This month, we got to go on a great geocaching adventure with two of our returning guests and friends, Travis and Nicole. [Geocaching is the search for items hidden by other geocachers and your main tool for searching is a GPS device, which gives you the latitude and longitude coordinates. You can learn all about this addictive hobby at http://www.geocaching.com/. ]
We headed out with Travis, Nicole and the innpugs to the old dirt stagecoach road off of Point Lookout Trail, a paved greenway trail near the Inn. The weather was absolutely perfect for hiking and geocaching, with plenty of Carolina blue sky mixed with enough cloud cover to keep the pugs from overheating. We were in search of two caches, one of which we had been unsuccessful in finding on a previous geocaching search in December.

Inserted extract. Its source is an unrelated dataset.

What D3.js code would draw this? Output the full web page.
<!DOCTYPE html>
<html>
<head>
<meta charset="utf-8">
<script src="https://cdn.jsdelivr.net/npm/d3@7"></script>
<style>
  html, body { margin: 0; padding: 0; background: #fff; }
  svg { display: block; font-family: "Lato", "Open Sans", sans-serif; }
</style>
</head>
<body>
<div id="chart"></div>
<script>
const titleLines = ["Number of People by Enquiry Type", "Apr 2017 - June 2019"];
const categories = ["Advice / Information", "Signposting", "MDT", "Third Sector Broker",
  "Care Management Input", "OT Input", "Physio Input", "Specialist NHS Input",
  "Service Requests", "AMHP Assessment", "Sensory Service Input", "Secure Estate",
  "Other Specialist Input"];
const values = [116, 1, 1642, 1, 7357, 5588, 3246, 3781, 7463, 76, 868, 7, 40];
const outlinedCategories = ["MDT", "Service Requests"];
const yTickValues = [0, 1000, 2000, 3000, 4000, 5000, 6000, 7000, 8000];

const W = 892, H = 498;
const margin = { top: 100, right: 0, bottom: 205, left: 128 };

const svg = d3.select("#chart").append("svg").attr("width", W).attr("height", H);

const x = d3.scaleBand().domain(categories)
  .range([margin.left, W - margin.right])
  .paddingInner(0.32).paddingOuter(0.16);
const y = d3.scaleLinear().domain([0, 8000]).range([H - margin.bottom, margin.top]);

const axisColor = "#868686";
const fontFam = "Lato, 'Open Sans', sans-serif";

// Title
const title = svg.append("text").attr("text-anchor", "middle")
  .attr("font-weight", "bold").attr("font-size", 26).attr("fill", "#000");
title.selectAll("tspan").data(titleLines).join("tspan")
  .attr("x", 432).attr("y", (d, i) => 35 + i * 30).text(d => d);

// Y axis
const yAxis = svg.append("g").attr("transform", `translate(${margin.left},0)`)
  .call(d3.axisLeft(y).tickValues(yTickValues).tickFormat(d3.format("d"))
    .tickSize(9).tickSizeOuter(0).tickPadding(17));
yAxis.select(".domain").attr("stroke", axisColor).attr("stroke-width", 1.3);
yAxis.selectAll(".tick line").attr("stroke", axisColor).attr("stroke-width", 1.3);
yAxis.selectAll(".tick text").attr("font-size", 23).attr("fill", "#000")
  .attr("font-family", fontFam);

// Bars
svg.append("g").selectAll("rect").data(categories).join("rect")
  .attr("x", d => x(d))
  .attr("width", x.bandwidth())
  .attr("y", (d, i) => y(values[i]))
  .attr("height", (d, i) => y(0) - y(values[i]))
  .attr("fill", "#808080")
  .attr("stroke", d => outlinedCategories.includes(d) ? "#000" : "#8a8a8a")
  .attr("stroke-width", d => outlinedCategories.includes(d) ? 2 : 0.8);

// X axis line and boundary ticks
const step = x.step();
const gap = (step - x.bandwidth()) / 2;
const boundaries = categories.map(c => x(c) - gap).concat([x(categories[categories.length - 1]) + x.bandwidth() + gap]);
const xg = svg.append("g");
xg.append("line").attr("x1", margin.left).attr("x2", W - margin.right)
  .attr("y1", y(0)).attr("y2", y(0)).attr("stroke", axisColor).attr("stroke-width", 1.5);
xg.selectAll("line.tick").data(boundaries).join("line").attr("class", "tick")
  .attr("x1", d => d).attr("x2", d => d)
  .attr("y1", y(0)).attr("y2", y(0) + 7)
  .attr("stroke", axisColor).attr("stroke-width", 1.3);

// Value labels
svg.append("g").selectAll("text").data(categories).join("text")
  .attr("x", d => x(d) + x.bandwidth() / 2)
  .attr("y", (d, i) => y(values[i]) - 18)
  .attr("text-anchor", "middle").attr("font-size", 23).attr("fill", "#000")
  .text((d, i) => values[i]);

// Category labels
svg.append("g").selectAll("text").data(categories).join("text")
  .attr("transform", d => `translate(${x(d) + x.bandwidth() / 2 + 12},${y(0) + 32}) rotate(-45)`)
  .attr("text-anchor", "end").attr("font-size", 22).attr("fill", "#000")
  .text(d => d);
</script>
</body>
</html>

This time, with Travis and Nicole’s help, we (meaning Brigette, as Dave stayed down near the Swannanoa Creek with the innpugs) were able to widen the search area for the first cache, called the Cross Creek Climbing Cache, and we located it after about a half hour of scrambling up, up, up and all around the ridge and looking under every nook and cranny.
We then headed back down to Dave and the pugs and proceeded on to Spyder’s Cache, hidden further down the trail.

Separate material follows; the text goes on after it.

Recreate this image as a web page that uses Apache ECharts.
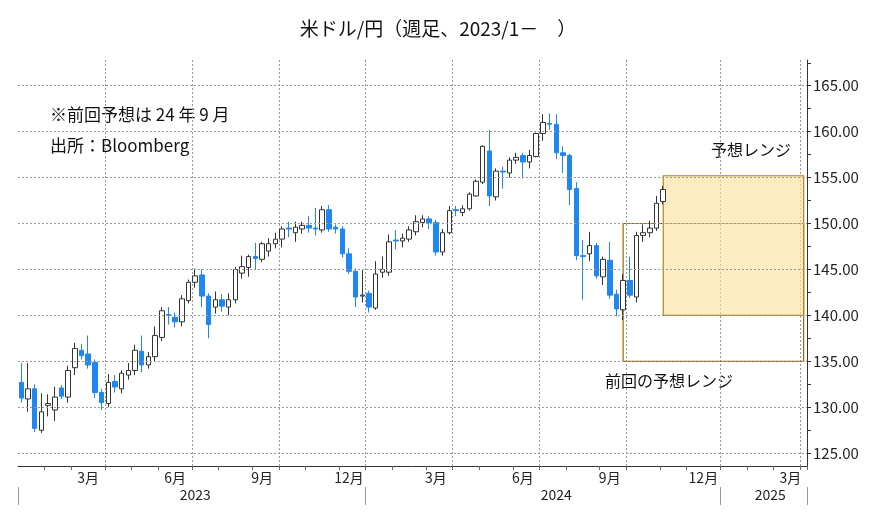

The walk to Spyder’s Cache was a beautiful hike in the forest and we were surrounded by the vibrant green of Spring. It almost felt like we were on a movie set…it just looked too good to be real.
We came upon an old stone fireplace out in the middle of nowhere which added to the surreal scene:
Then, this was the scene when we crossed Swannanoa Creek a second time to get to the cache (this actually happened each time we crossed the creek, with different humans making cameo appearances):
Spyder’s cache proved easier to find than the Cross Creek Climbing Cache, and we were able to rest a little before heading back.
Innkeepers and innpugs take a break before the return hike
If you have the chance to hike this trail off Point Lookout Trail, we highly recommend it. You’ll pass by large groupings of native evergreen laurel and other plants under the old forest canopy, with the sounds of Swannanoa Creek guiding you almost the entire way along the path. You’ll even see a couple of fields of kudzu (an invasive vine) that give the look of a primeval forest. Plus, if you’re a geocaching enthusiast, you’ll be rewarded with a couple of caches if you can find them!